> _Task description_:
Copy out each line exactly; pictures stay out of the copy.

--- start of Available data ---

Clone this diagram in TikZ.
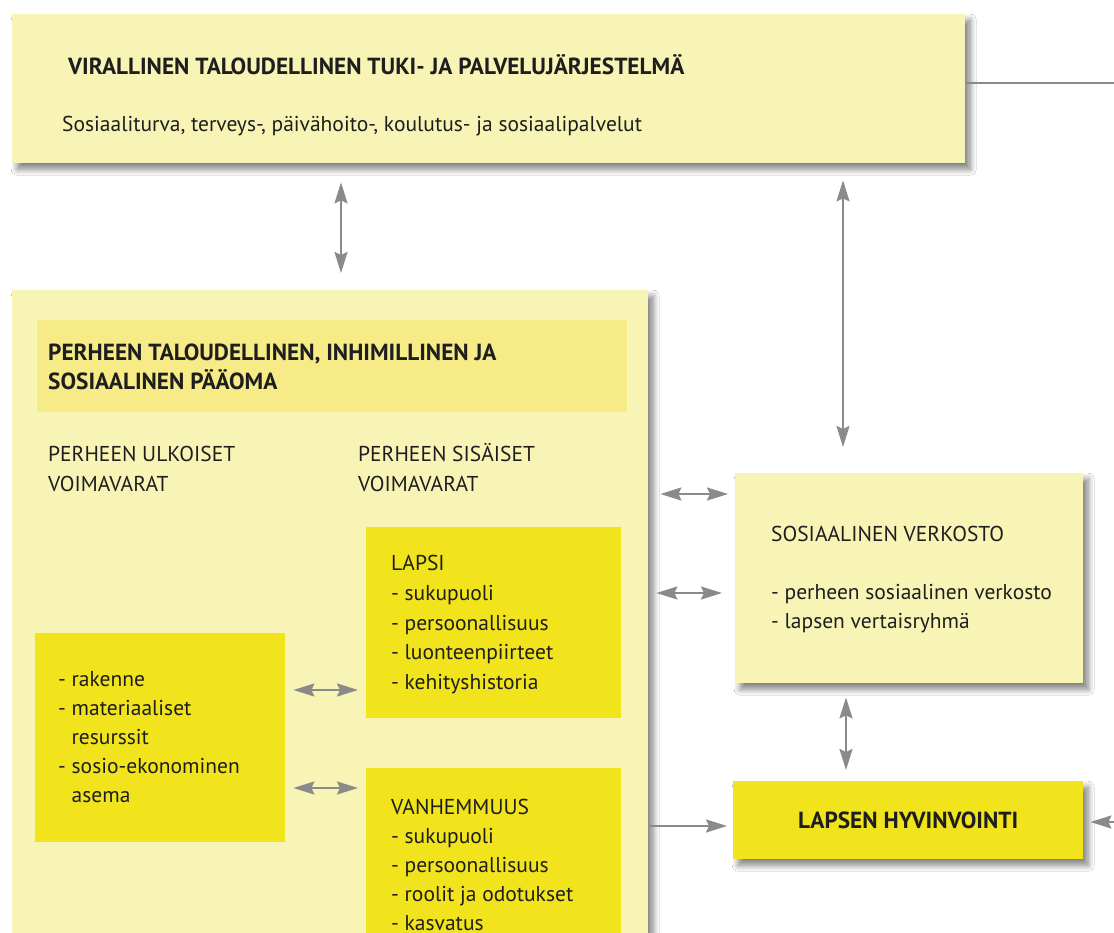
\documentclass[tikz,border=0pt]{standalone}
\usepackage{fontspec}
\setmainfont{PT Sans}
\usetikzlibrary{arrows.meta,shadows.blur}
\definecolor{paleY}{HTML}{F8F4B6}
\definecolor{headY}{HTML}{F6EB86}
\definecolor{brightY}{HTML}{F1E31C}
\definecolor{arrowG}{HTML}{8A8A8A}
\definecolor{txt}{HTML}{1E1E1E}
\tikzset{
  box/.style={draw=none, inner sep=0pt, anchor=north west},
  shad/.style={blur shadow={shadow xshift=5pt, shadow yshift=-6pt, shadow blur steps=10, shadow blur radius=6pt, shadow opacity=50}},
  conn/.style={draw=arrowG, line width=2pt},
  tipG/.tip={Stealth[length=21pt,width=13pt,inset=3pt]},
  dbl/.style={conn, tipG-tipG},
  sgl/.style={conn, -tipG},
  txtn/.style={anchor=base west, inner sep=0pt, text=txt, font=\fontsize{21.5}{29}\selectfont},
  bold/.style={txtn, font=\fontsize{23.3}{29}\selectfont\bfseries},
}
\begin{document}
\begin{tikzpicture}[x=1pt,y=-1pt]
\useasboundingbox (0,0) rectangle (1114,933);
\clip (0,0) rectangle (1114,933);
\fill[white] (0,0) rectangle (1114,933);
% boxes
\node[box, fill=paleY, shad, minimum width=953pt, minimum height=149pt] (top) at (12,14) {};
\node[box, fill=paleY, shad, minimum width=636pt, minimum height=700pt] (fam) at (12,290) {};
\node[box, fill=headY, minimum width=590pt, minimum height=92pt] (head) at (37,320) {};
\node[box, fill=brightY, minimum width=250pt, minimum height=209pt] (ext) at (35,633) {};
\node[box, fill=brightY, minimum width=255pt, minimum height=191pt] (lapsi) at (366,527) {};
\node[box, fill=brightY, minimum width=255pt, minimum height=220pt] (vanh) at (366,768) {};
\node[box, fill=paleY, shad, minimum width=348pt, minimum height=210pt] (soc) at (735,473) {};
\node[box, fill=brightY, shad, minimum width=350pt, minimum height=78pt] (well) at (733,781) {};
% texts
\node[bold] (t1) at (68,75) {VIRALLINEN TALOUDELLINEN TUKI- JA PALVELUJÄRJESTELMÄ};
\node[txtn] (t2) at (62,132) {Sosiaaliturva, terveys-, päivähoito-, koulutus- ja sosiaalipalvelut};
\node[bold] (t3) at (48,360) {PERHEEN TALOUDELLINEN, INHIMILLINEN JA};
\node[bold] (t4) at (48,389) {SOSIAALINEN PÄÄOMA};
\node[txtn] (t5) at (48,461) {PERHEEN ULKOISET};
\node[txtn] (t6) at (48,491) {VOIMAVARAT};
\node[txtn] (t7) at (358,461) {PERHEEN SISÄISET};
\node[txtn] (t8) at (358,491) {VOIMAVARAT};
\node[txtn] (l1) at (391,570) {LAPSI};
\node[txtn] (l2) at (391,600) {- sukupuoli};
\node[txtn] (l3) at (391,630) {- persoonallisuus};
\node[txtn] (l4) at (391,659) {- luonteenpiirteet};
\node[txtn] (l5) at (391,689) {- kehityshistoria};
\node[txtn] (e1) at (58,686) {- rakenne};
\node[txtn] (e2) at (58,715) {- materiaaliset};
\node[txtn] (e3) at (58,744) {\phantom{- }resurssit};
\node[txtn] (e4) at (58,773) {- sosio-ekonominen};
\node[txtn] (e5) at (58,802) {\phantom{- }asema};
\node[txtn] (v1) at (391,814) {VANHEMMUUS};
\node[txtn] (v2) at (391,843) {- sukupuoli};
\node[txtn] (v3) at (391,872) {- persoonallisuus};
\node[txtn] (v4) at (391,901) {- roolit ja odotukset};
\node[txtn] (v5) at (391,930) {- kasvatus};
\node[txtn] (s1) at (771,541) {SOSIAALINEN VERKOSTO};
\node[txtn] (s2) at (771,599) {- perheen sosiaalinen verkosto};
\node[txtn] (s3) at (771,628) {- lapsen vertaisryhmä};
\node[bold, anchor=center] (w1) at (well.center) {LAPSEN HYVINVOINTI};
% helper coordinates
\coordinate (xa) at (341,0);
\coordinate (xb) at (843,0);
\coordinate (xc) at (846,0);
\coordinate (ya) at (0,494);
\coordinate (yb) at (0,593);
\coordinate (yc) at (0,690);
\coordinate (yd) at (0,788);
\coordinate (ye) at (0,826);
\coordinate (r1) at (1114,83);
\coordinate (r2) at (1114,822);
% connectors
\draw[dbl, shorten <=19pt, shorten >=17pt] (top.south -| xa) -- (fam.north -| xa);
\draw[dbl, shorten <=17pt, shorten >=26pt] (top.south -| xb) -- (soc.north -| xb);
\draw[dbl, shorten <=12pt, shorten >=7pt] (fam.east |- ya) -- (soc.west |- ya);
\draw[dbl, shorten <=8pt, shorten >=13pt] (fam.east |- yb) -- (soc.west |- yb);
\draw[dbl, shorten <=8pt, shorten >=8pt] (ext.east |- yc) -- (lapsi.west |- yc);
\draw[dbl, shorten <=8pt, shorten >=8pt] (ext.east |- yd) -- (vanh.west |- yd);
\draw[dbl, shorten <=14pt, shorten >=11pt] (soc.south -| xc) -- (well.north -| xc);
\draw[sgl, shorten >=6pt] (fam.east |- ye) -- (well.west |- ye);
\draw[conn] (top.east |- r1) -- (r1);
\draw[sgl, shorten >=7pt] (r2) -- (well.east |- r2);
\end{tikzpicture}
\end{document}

--- end of Available data ---

> _Written solution_:
Clone this diagram in TikZ.
\documentclass[tikz,border=0pt]{standalone}
\usepackage{fontspec}
\setmainfont{PT Sans}
\usetikzlibrary{arrows.meta,shadows.blur}
\definecolor{paleY}{HTML}{F8F4B6}
\definecolor{headY}{HTML}{F6EB86}
\definecolor{brightY}{HTML}{F1E31C}
\definecolor{arrowG}{HTML}{8A8A8A}
\definecolor{txt}{HTML}{1E1E1E}
\tikzset{
  box/.style={draw=none, inner sep=0pt, anchor=north west},
  shad/.style={blur shadow={shadow xshift=5pt, shadow yshift=-6pt, shadow blur steps=10, shadow blur radius=6pt, shadow opacity=50}},
  conn/.style={draw=arrowG, line width=2pt},
  tipG/.tip={Stealth[length=21pt,width=13pt,inset=3pt]},
  dbl/.style={conn, tipG-tipG},
  sgl/.style={conn, -tipG},
  txtn/.style={anchor=base west, inner sep=0pt, text=txt, font=\fontsize{21.5}{29}\selectfont},
  bold/.style={txtn, font=\fontsize{23.3}{29}\selectfont\bfseries},
}
\begin{document}
\begin{tikzpicture}[x=1pt,y=-1pt]
\useasboundingbox (0,0) rectangle (1114,933);
\clip (0,0) rectangle (1114,933);
\fill[white] (0,0) rectangle (1114,933);
% boxes
\node[box, fill=paleY, shad, minimum width=953pt, minimum height=149pt] (top) at (12,14) {};
\node[box, fill=paleY, shad, minimum width=636pt, minimum height=700pt] (fam) at (12,290) {};
\node[box, fill=headY, minimum width=590pt, minimum height=92pt] (head) at (37,320) {};
\node[box, fill=brightY, minimum width=250pt, minimum height=209pt] (ext) at (35,633) {};
\node[box, fill=brightY, minimum width=255pt, minimum height=191pt] (lapsi) at (366,527) {};
\node[box, fill=brightY, minimum width=255pt, minimum height=220pt] (vanh) at (366,768) {};
\node[box, fill=paleY, shad, minimum width=348pt, minimum height=210pt] (soc) at (735,473) {};
\node[box, fill=brightY, shad, minimum width=350pt, minimum height=78pt] (well) at (733,781) {};
% texts
\node[bold] (t1) at (68,75) {VIRALLINEN TALOUDELLINEN TUKI- JA PALVELUJÄRJESTELMÄ};
\node[txtn] (t2) at (62,132) {Sosiaaliturva, terveys-, päivähoito-, koulutus- ja sosiaalipalvelut};
\node[bold] (t3) at (48,360) {PERHEEN TALOUDELLINEN, INHIMILLINEN JA};
\node[bold] (t4) at (48,389) {SOSIAALINEN PÄÄOMA};
\node[txtn] (t5) at (48,461) {PERHEEN ULKOISET};
\node[txtn] (t6) at (48,491) {VOIMAVARAT};
\node[txtn] (t7) at (358,461) {PERHEEN SISÄISET};
\node[txtn] (t8) at (358,491) {VOIMAVARAT};
\node[txtn] (l1) at (391,570) {LAPSI};
\node[txtn] (l2) at (391,600) {- sukupuoli};
\node[txtn] (l3) at (391,630) {- persoonallisuus};
\node[txtn] (l4) at (391,659) {- luonteenpiirteet};
\node[txtn] (l5) at (391,689) {- kehityshistoria};
\node[txtn] (e1) at (58,686) {- rakenne};
\node[txtn] (e2) at (58,715) {- materiaaliset};
\node[txtn] (e3) at (58,744) {\phantom{- }resurssit};
\node[txtn] (e4) at (58,773) {- sosio-ekonominen};
\node[txtn] (e5) at (58,802) {\phantom{- }asema};
\node[txtn] (v1) at (391,814) {VANHEMMUUS};
\node[txtn] (v2) at (391,843) {- sukupuoli};
\node[txtn] (v3) at (391,872) {- persoonallisuus};
\node[txtn] (v4) at (391,901) {- roolit ja odotukset};
\node[txtn] (v5) at (391,930) {- kasvatus};
\node[txtn] (s1) at (771,541) {SOSIAALINEN VERKOSTO};
\node[txtn] (s2) at (771,599) {- perheen sosiaalinen verkosto};
\node[txtn] (s3) at (771,628) {- lapsen vertaisryhmä};
\node[bold, anchor=center] (w1) at (well.center) {LAPSEN HYVINVOINTI};
% helper coordinates
\coordinate (xa) at (341,0);
\coordinate (xb) at (843,0);
\coordinate (xc) at (846,0);
\coordinate (ya) at (0,494);
\coordinate (yb) at (0,593);
\coordinate (yc) at (0,690);
\coordinate (yd) at (0,788);
\coordinate (ye) at (0,826);
\coordinate (r1) at (1114,83);
\coordinate (r2) at (1114,822);
% connectors
\draw[dbl, shorten <=19pt, shorten >=17pt] (top.south -| xa) -- (fam.north -| xa);
\draw[dbl, shorten <=17pt, shorten >=26pt] (top.south -| xb) -- (soc.north -| xb);
\draw[dbl, shorten <=12pt, shorten >=7pt] (fam.east |- ya) -- (soc.west |- ya);
\draw[dbl, shorten <=8pt, shorten >=13pt] (fam.east |- yb) -- (soc.west |- yb);
\draw[dbl, shorten <=8pt, shorten >=8pt] (ext.east |- yc) -- (lapsi.west |- yc);
\draw[dbl, shorten <=8pt, shorten >=8pt] (ext.east |- yd) -- (vanh.west |- yd);
\draw[dbl, shorten <=14pt, shorten >=11pt] (soc.south -| xc) -- (well.north -| xc);
\draw[sgl, shorten >=6pt] (fam.east |- ye) -- (well.west |- ye);
\draw[conn] (top.east |- r1) -- (r1);
\draw[sgl, shorten >=7pt] (r2) -- (well.east |- r2);
\end{tikzpicture}
\end{document}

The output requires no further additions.